Carl Bell, who oversaw AP bureaus in 3 cities, dies at 95
ATLANTA (AP) — Carl Bell, a journalist known for defending the free press who served as chief of three Associated Press bureaus, has died. He was 95.
Bell died April 15 after a recent fall that caused a brain injury, wife Ouida Bell said.
He headed bureaus in Phoenix; Charlotte, North Carolina; and Atlanta, in a career that began in 1944 in Arkansas and ended with his 1990 retirement in Atlanta.
Bell was always a defender of the free press, his wife recalled in an interview Monday.
“He had a great passion for the news and always thought AP was the one to be with,” she said.
Former colleagues echoed that sentiment.
“He was Mr. AP,” said Arlon Southall, who was assistant chief of communications in Atlanta when he retired, after working with Bell in both Charlotte and Atlanta.

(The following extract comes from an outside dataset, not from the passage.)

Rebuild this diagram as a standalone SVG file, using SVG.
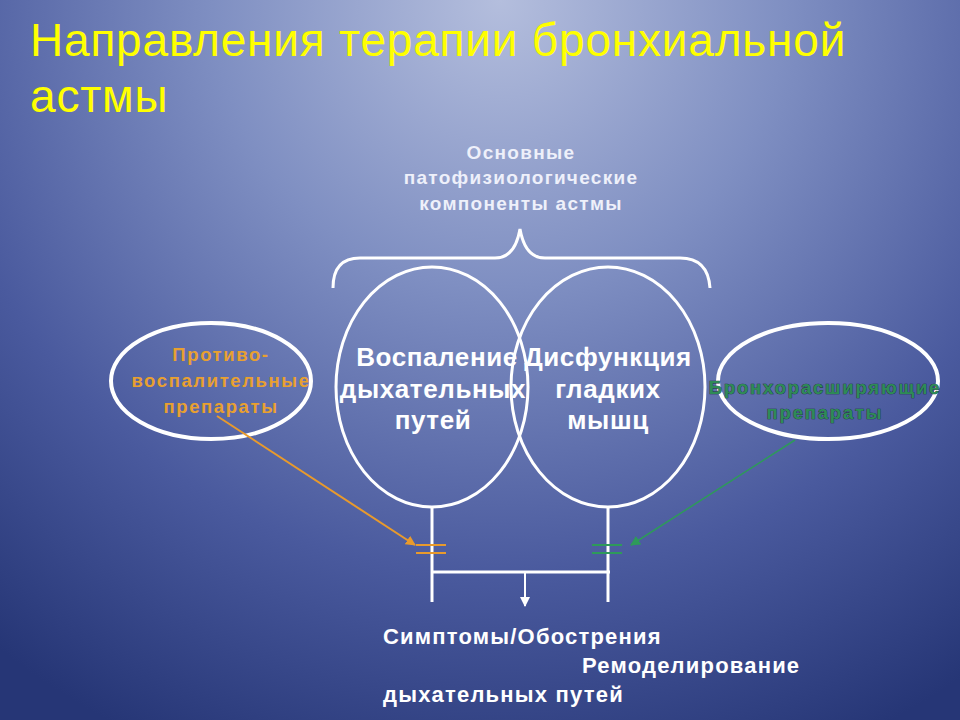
<svg xmlns="http://www.w3.org/2000/svg" width="960" height="720" viewBox="0 0 960 720">
<defs>
<radialGradient id="bg" cx="500" cy="0" r="820" gradientUnits="userSpaceOnUse">
<stop offset="0" stop-color="#b4bedd"/>
<stop offset="0.35" stop-color="#7f8fc2"/>
<stop offset="0.7" stop-color="#4a5a9e"/>
<stop offset="1" stop-color="#263676"/>
</radialGradient>
<marker id="aw" markerWidth="10" markerHeight="10" refX="9" refY="5" orient="auto" markerUnits="userSpaceOnUse"><path d="M0,0 L10,5 L0,10 z" fill="#ffffff"/></marker>
<marker id="ao" markerWidth="10" markerHeight="10" refX="9" refY="5" orient="auto" markerUnits="userSpaceOnUse"><path d="M0,0 L10,5 L0,10 z" fill="#e89a2c"/></marker>
<marker id="ag" markerWidth="10" markerHeight="10" refX="9" refY="5" orient="auto" markerUnits="userSpaceOnUse"><path d="M0,0 L10,5 L0,10 z" fill="#2e9a5a"/></marker>
</defs>
<style>
.t{font-family:"Liberation Sans",Arial,sans-serif}
.title{font-size:46px;fill:#ffff00;letter-spacing:0.8px}
.sub{font-size:19px;font-weight:bold;fill:#eef0fa;text-anchor:middle;letter-spacing:1.3px}
.big{font-size:26px;font-weight:bold;fill:#ffffff;text-anchor:middle;letter-spacing:0.6px}
.org{font-size:18.5px;font-weight:bold;fill:#e8a030;text-anchor:middle;letter-spacing:1.6px}
.grn{font-size:18.5px;font-weight:bold;fill:#2e8b57;text-anchor:middle;letter-spacing:1.8px;stroke:#1a3030;stroke-width:0.7;paint-order:stroke}
.bot{font-size:22px;font-weight:bold;fill:#ffffff;letter-spacing:1.2px}
.wl{stroke:#ffffff;stroke-width:3;fill:none}
</style>
<rect width="960" height="720" fill="url(#bg)"/>
<text class="t title" x="30" y="56">Направления терапии бронхиальной</text>
<text class="t title" x="30" y="112">астмы</text>
<g id="header">
<text class="t sub" x="521" y="159">Основные</text>
<text class="t sub" x="521" y="184">патофизиологические</text>
<text class="t sub" x="521" y="210">компоненты астмы</text>
</g>
<g id="brace">
<path class="wl" d="M333,288 Q333,258 360,258 L495,258 Q515,258 520,229 Q525,258 545,258 L680,258 Q708,258 710,288"/>
</g>
<g id="inflammation">
<ellipse class="wl" cx="432" cy="387" rx="96" ry="120"/>
<text class="t big" x="437" y="366">Воспаление</text>
<text class="t big" x="433" y="398">дыхательных</text>
<text class="t big" x="433" y="429">путей</text>
</g>
<g id="dysfunction">
<ellipse class="wl" cx="608" cy="387" rx="97" ry="120"/>
<text class="t big" x="608" y="366">Дисфункция</text>
<text class="t big" x="608" y="398">гладких</text>
<text class="t big" x="608" y="429">мышц</text>
</g>
<g id="antiinflammatory">
<ellipse cx="211" cy="381" rx="100" ry="58" fill="none" stroke="#ffffff" stroke-width="4"/>
<text class="t org" x="221" y="361">Противо-</text>
<text class="t org" x="221" y="387">воспалительные</text>
<text class="t org" x="221" y="413">препараты</text>
</g>
<g id="bronchodilators">
<ellipse cx="828" cy="381" rx="110" ry="58" fill="none" stroke="#ffffff" stroke-width="4"/>
<text class="t grn" x="825" y="394">Бронхорасширяющие</text>
<text class="t grn" x="825" y="419">препараты</text>
</g>
<g id="connectors">
<line class="wl" x1="432" y1="507" x2="432" y2="602"/>
<line class="wl" x1="608" y1="507" x2="608" y2="602"/>
<line class="wl" x1="433" y1="572" x2="610" y2="572"/>
<line x1="525" y1="572" x2="525" y2="606" stroke="#ffffff" stroke-width="2" marker-end="url(#aw)"/>
<line x1="416" y1="545" x2="446" y2="545" stroke="#e89a2c" stroke-width="2"/>
<line x1="416" y1="553" x2="446" y2="553" stroke="#e89a2c" stroke-width="2"/>
<line x1="217" y1="416" x2="415" y2="545" stroke="#e89a2c" stroke-width="2" marker-end="url(#ao)"/>
<line x1="592" y1="545" x2="622" y2="545" stroke="#2e9a5a" stroke-width="2"/>
<line x1="592" y1="553" x2="622" y2="553" stroke="#2e9a5a" stroke-width="2"/>
<line x1="795" y1="440" x2="631" y2="545" stroke="#2e9a5a" stroke-width="1.5" marker-end="url(#ag)"/>
</g>
<g id="outcomes">
<text class="t bot" x="383" y="644">Симптомы/Обострения</text>
<text class="t bot" x="582" y="673">Ремоделирование</text>
<text class="t bot" x="383" y="702">дыхательных путей</text>
</g>
</svg>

“That was his great love,” Southall said of the AP. “He didn’t tolerate anybody or anyone who had anything bad to say about the AP.”
Bell also oversaw the installation of the Atlanta bureau’s first computer, as reporters moved from typewriters to keyboards, his wife said.

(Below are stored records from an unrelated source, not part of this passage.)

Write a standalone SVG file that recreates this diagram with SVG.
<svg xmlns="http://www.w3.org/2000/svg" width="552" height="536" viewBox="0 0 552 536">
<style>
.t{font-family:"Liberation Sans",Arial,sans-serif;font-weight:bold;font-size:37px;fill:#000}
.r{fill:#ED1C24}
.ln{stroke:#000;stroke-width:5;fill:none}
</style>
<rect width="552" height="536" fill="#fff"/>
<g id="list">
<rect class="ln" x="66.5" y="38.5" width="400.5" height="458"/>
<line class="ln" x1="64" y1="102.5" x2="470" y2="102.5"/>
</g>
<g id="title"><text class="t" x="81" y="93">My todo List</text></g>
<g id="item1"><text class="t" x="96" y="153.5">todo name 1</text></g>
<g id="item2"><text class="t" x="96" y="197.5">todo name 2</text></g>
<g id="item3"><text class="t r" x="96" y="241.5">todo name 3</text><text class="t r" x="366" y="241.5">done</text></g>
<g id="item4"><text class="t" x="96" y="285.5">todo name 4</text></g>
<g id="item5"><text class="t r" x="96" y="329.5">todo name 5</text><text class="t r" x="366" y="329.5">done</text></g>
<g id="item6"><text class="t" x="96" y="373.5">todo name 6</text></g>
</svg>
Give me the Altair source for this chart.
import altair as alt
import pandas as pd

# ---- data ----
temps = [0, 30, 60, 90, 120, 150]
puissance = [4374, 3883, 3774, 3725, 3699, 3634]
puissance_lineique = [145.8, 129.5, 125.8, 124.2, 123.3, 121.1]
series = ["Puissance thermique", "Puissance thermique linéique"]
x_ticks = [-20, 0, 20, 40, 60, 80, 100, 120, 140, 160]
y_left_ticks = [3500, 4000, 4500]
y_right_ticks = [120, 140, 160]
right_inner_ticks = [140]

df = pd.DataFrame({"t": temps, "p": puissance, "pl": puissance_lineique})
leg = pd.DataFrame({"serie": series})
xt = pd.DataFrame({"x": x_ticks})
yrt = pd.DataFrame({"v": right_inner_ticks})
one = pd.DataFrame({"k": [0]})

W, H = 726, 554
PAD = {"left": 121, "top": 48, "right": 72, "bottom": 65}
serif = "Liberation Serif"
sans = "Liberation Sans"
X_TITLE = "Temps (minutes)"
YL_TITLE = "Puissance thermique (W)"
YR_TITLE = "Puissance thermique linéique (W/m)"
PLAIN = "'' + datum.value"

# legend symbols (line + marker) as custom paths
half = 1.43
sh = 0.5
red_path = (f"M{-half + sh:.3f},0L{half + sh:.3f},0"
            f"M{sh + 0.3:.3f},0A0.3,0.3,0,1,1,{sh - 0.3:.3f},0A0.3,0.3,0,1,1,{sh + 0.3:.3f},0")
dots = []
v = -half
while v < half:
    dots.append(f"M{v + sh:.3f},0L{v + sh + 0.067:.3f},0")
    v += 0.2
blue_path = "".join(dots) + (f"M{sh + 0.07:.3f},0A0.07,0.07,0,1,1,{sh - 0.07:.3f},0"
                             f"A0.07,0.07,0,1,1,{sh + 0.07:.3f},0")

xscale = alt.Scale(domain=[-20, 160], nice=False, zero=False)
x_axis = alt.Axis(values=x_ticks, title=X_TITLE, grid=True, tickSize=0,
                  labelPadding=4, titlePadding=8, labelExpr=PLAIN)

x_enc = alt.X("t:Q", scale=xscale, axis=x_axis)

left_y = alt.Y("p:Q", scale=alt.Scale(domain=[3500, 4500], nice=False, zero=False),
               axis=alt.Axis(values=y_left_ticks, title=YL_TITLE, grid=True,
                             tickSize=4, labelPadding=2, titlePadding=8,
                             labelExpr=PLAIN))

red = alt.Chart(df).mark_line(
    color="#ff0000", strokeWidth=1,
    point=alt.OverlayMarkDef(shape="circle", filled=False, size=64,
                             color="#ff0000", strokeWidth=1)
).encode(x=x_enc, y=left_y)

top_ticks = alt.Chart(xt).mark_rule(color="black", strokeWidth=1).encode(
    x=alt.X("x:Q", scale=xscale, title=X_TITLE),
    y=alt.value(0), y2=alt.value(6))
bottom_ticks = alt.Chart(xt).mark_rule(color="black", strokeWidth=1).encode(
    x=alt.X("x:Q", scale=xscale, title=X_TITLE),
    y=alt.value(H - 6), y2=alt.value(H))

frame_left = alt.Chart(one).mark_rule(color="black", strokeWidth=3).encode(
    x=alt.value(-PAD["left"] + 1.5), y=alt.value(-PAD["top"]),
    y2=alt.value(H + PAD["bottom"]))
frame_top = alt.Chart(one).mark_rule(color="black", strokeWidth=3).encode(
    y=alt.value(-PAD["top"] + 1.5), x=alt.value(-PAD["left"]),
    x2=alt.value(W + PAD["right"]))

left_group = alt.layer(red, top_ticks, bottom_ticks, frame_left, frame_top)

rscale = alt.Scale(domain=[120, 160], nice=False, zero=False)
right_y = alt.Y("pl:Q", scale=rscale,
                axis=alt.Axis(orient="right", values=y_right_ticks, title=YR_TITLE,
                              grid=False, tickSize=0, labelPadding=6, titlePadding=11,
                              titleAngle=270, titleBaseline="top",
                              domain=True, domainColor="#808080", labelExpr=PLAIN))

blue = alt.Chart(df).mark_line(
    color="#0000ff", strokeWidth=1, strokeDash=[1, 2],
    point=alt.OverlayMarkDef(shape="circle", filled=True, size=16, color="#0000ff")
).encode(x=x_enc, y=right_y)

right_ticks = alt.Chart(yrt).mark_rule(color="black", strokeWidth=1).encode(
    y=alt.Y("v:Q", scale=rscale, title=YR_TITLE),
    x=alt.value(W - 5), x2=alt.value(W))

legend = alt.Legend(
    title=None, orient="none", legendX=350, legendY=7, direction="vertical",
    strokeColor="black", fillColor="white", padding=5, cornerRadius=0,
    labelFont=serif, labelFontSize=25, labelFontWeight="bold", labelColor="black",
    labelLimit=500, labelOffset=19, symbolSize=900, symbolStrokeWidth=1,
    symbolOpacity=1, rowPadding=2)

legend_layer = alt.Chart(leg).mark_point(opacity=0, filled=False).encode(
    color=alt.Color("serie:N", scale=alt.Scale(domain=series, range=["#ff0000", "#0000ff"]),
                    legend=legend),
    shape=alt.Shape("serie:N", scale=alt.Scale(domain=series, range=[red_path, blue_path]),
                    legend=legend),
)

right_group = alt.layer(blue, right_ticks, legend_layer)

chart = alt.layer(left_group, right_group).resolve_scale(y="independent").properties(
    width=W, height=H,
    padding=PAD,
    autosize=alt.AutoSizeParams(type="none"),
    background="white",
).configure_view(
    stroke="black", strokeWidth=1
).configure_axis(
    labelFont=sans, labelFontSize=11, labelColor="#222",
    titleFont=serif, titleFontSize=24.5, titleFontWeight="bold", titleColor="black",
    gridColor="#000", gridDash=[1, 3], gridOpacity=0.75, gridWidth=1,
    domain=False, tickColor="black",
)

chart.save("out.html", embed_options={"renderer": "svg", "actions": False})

“It was exciting and he was in the movie they sent out to show reporters how to use the computers,” she said.
Ouida Bell would sometimes help her husband on election nights and other big events such as political conventions.
Bell was fair, direct and “old-school tough,” former Atlanta AP newsman Johnny Clark said.
“When you walked out of a meeting with him, there was no ambiguity in your mind about what just transpired,” Clark said.
Ouida Bell said her husband began his career when he was about 19 years old, covering sports in Arkansas. He later joined the AP as a newsman in Little Rock, Arkansas, in 1944.
In 1954, he transferred to the AP’s Chicago bureau as a newsman. He was named chief of the Phoenix bureau in 1956, the Charlotte bureau in 1963, and then took the same position in Atlanta in 1982, according to AP employment records. He also served as a general executive in the South region.
A funeral is set for 11 a.m. Saturday at Holy Innocents’ Episcopal Church in Atlanta.